Schmidt told the Journal that Google is “not going to give” an engineer 20 people to work with on certain experimental projects anymore.
“When the cycle comes back,” he said, “we will be able to fund his brilliant vision.”
The newspaper report came as Trip Chowdhry, an analyst for Global Equities Research, said he expected Google to post revenue of US$15.71 billion this year, US$15.23 billion next year and US$14.57 billion in 2010.
“Our research indicates that the challenging macro-economic conditions continue to worsen Google’s advertising driven consumer Internet business,” Chowdhry said.

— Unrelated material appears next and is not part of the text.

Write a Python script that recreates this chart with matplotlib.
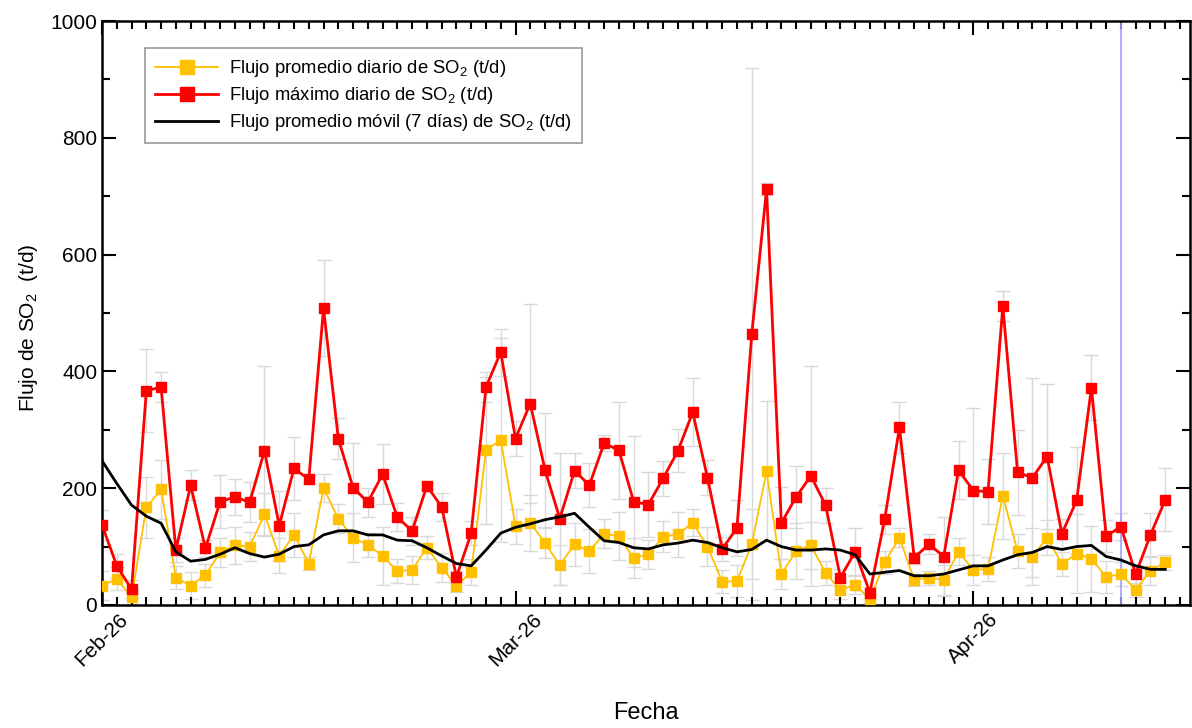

The Journal said online advertisements connected to Internet searches still accounted for 97 percent of Google’s revenue but products such as Google Checkout, a Web payment service, and Google TV Ads, which sells television advertising time, haven’t generated significant revenue.
Last month, Google announced it was ending its virtual world experiment, Lively, at the end of this month as part of a bid to “prioritize our resources and focus more on our core search, ads and apps business.”
It also cancelled experimental search results Web site SearchMash. Google has also been looking for new revenue opportunities.